Incidentally, while posterity has unanimously awarded the prize in this contest to Arnold, Newman scores some points over a fumble of Arnold’s. It is a misstep too immoderate to be classed with Arnold’s habitual stumbles, when a principle somehow gets in the way of his rational line of thought, and which make Arnold such an endearing literary character.
Clearly compelled by his nervous Francophilia, Arnold tacks onto his harangue against Newman in “On Translating Homer” a second section to devoted to supporting his "opinion that for translating Homer into English verse the hexameter should be used.” This is just the kind of presumptuous, over-reaching, blusteringly English, groundless assumption that Arnold warns against, rails against, in “The Function of Criticism”. Arnold does not suggest that the hexameter (the favored meter of French poets) might be the most useful form for translating Homer; Arnold declares, as a fact, that only hexameters can fully convey Homer’s “general effect”—which, he says, is “the translator’s indispensable business.”
More than one logical fallacy lurks in Arnold’s argument for the indispensability of the hexameter for translating Homer. But Newman, being only a university professor of Greek and not, like Arnold, an Oxford professor of poetry and a poet and philosopher, attacks hexameters instead of pouncing on Arnold’s faulty reasoning. An attack on the latter would have made Arnold sweat a bit while framing his response.
As you can see (can you?) this is all a lot of fun—fun sufficient unto the day. I certainly did not expect to frolic as well while reading Arnold. But I laughed out loud (and if laughing out loud is not frolicking, then what is?) when I came across this, in a footnote, regarding Newman's anglicization of some names in the Iliad, like renaming the immortal horse Xanthus, "Chestnut."

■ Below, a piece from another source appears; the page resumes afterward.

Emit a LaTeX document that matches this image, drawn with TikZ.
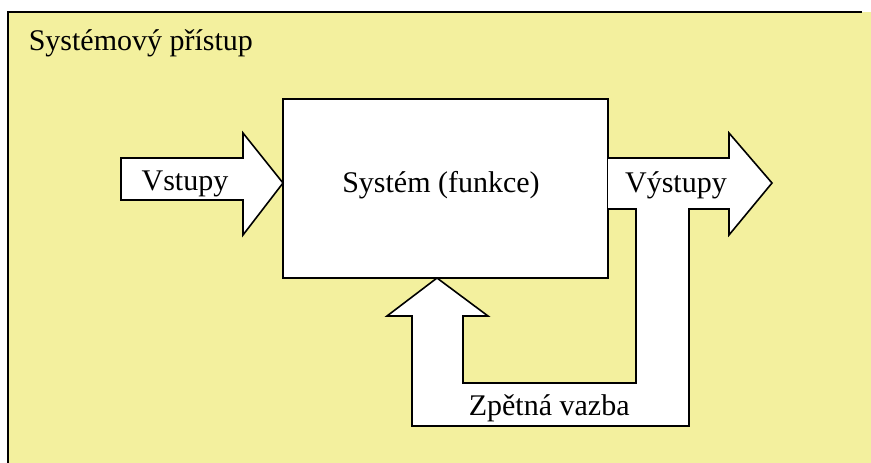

I see Mr. Newman’s critic in the National Review urges our generation to bear with the unnatural effect of these rewritten Greek names, in the hope that by this means the effect of them may have to the next generation become natural. For my part, I feel no disposition to pass all my own life in the wilderness of pedantry, in order that a posterity which I shall never see may one day enter an orthographical Canaan;
I wonder: does anyone else out there think that second sentence is ha-ha funny, or is it just me?